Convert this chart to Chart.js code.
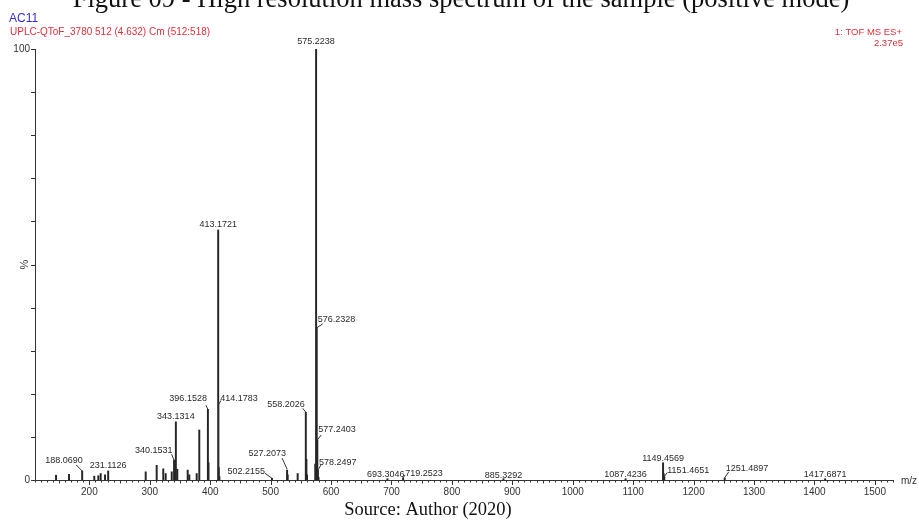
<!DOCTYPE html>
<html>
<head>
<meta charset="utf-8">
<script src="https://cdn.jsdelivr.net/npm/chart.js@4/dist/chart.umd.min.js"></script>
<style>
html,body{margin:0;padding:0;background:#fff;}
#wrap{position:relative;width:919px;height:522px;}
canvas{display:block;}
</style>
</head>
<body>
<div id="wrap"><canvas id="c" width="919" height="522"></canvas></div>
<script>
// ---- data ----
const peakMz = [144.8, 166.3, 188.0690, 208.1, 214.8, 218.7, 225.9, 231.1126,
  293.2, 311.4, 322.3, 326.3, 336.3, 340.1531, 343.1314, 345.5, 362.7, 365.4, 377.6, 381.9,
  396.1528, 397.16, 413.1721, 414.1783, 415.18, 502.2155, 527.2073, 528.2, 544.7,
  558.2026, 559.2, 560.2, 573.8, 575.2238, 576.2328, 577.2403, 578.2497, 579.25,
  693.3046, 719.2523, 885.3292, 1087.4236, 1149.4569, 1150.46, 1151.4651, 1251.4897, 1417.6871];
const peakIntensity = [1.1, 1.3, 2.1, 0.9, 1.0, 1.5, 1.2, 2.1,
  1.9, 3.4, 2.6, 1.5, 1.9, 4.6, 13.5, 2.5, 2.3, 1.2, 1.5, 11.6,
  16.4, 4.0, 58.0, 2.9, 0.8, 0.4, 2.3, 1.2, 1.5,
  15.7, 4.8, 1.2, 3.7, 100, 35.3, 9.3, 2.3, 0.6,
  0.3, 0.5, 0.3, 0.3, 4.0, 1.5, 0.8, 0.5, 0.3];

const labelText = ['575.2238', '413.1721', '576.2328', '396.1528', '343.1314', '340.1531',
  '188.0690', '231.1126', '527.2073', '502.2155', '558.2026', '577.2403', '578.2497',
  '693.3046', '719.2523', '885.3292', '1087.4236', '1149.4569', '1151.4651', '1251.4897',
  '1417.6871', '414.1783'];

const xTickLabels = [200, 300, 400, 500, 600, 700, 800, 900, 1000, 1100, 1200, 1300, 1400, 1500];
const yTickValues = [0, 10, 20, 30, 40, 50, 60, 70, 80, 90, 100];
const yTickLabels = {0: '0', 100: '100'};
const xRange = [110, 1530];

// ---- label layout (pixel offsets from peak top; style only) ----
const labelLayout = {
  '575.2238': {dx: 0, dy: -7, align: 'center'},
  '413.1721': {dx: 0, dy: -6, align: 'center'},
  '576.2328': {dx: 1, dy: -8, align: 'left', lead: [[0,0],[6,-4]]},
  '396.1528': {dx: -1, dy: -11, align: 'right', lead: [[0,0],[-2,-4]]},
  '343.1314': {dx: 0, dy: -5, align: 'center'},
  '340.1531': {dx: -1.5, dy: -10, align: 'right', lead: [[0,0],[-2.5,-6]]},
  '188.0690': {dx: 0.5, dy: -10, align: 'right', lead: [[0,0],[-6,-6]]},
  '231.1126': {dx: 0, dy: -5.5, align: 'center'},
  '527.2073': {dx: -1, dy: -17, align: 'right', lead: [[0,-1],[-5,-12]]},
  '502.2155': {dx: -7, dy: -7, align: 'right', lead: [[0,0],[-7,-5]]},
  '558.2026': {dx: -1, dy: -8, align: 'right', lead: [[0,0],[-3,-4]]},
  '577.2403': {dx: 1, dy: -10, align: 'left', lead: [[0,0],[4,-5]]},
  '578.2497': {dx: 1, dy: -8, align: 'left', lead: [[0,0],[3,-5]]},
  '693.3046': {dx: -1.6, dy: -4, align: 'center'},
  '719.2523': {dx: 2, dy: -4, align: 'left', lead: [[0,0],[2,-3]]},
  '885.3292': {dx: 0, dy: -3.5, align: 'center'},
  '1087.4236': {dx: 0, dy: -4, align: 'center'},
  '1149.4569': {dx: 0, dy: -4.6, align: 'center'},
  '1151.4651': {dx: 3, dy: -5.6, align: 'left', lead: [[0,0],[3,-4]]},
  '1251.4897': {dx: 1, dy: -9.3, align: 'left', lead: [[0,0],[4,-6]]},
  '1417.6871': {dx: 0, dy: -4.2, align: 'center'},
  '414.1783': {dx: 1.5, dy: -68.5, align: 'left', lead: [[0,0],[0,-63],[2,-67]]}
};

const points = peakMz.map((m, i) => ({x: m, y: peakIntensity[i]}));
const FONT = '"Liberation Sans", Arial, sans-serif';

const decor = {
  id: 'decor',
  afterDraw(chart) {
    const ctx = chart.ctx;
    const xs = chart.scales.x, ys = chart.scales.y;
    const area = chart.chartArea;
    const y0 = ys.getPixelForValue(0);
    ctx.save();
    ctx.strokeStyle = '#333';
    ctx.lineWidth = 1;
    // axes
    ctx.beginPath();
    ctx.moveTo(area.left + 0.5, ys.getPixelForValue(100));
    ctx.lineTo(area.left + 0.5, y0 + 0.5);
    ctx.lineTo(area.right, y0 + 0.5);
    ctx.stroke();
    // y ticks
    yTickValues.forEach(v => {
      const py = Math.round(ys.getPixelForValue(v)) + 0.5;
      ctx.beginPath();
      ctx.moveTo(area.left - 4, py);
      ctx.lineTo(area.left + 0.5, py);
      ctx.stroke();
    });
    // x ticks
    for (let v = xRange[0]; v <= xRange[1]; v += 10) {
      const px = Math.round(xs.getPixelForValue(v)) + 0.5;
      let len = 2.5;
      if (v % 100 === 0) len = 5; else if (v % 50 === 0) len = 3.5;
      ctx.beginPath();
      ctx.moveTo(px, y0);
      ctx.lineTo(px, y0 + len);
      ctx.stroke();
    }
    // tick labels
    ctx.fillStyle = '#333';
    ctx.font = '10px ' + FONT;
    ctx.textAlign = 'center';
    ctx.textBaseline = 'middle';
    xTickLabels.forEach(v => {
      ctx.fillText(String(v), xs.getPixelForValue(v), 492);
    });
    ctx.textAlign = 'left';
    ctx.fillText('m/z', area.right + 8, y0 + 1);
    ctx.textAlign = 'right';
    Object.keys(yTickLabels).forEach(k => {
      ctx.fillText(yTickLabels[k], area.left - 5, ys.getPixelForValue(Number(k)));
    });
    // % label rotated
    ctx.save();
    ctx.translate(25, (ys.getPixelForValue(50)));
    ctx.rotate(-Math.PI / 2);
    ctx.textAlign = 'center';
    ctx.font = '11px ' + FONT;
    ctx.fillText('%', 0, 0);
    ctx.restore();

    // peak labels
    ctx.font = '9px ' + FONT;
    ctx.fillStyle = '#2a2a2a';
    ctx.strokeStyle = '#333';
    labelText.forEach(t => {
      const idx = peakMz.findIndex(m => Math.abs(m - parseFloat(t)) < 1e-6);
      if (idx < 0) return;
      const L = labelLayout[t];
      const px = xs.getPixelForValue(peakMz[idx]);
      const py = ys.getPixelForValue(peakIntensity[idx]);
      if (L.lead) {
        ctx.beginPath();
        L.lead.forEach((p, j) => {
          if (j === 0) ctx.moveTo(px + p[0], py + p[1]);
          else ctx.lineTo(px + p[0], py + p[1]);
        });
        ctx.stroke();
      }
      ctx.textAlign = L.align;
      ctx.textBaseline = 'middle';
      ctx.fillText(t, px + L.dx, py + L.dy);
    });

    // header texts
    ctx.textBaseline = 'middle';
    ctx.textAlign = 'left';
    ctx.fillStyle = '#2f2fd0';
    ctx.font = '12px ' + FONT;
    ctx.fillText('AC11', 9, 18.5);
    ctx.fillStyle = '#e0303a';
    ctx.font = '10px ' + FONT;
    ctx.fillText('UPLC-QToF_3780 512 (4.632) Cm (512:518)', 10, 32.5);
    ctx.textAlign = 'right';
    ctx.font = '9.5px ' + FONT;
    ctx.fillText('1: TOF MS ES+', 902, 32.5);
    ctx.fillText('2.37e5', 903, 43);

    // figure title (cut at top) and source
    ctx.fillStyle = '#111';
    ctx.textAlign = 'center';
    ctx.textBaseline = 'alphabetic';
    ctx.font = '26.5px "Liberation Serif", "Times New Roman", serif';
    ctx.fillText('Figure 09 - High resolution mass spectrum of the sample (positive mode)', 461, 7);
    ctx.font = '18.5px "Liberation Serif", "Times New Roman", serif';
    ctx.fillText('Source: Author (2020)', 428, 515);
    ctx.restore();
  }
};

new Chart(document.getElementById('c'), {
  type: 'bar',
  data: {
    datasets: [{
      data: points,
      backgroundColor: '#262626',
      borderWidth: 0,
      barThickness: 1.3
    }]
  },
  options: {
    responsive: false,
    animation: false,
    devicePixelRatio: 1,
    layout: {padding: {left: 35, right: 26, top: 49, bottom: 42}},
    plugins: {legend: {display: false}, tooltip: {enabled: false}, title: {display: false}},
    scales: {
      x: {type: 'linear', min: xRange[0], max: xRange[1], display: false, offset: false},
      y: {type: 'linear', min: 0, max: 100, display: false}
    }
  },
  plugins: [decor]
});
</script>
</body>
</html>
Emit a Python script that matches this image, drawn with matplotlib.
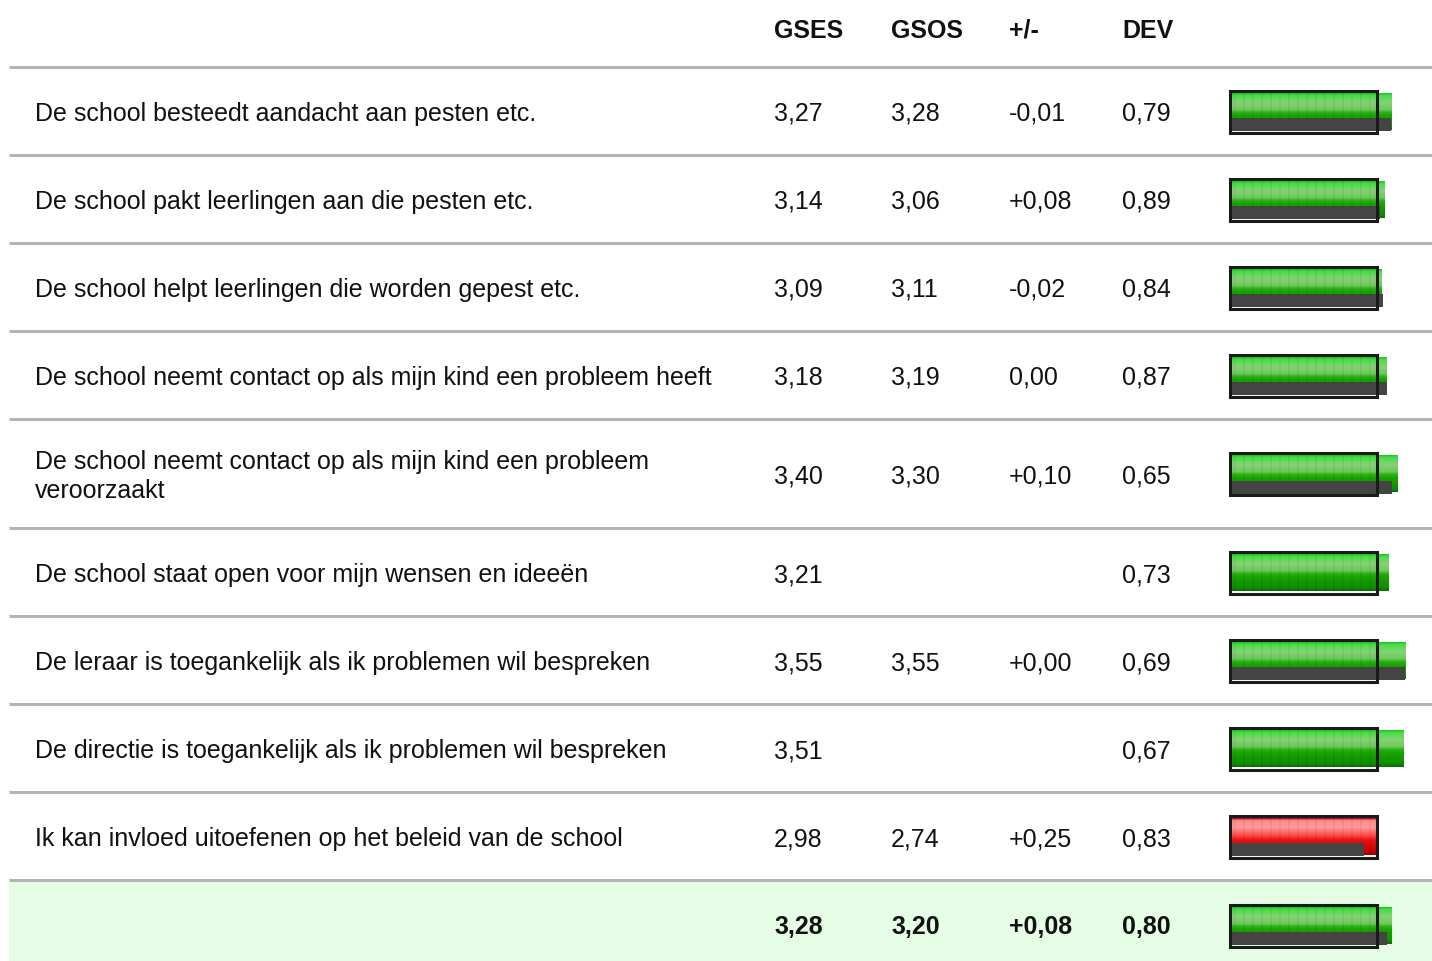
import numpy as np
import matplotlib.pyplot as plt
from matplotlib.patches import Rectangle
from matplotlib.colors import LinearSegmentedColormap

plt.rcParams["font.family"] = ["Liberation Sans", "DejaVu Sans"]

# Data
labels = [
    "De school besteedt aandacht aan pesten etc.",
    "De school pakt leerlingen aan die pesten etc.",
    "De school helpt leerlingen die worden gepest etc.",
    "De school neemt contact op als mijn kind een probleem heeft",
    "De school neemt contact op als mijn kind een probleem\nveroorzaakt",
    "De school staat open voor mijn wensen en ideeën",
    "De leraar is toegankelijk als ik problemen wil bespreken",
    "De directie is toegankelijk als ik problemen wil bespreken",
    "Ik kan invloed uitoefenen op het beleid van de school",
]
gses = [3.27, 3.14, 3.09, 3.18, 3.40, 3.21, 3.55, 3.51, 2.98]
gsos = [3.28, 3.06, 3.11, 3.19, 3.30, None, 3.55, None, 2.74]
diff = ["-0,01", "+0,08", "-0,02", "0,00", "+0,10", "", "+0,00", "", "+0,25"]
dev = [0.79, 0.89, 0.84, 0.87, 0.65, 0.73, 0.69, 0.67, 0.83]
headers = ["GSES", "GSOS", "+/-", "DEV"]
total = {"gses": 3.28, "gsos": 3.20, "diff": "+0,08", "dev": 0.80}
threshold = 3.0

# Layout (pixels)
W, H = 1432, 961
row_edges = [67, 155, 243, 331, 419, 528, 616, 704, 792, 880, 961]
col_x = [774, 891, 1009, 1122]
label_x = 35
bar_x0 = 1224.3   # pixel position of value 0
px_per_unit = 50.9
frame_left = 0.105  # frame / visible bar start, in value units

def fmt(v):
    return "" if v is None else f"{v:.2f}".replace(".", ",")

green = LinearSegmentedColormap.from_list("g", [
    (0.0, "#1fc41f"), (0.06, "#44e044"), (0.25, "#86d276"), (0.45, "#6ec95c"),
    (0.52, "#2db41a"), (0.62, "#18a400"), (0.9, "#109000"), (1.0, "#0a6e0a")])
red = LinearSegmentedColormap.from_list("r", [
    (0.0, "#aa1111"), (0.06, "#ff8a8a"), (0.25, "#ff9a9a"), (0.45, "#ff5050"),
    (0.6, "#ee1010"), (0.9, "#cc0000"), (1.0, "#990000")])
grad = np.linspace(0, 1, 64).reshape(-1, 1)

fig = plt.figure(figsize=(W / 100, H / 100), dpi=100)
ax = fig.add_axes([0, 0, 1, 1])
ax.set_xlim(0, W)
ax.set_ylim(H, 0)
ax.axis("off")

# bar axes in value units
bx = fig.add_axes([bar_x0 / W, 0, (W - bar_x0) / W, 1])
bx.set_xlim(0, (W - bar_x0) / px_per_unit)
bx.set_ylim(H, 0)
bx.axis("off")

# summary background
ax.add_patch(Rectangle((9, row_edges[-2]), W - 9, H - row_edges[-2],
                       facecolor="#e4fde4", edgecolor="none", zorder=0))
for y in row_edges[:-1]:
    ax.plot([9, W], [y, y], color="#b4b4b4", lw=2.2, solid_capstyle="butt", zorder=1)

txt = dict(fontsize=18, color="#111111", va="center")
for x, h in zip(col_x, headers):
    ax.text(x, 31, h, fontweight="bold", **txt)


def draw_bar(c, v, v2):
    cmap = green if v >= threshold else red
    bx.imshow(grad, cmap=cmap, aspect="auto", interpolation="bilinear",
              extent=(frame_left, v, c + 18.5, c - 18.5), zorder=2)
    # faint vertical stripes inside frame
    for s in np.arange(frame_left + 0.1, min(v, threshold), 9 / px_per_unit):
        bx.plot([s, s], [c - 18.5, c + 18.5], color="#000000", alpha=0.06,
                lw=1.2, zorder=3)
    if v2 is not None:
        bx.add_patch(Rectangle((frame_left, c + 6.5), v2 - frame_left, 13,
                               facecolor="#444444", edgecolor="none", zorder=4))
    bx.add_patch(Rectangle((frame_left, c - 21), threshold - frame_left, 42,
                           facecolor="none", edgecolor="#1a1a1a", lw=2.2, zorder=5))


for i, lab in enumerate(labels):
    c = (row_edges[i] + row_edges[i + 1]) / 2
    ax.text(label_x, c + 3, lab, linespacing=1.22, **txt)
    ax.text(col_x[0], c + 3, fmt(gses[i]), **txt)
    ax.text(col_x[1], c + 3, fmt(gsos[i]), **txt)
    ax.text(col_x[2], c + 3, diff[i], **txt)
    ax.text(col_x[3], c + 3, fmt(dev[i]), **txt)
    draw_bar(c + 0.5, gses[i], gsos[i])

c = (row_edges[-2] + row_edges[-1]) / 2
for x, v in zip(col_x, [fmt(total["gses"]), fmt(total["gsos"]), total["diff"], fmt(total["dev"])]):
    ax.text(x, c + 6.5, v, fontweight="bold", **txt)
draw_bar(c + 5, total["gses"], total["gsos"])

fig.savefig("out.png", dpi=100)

## WHAT YOU SHOULD DO
Collect each line of the entries that has the word "this", copying it in full.

## ANSWER TO THE EXERCISE
Convert this chart to Chart.js code.
Emit a Python script that matches this image, drawn with matplotlib.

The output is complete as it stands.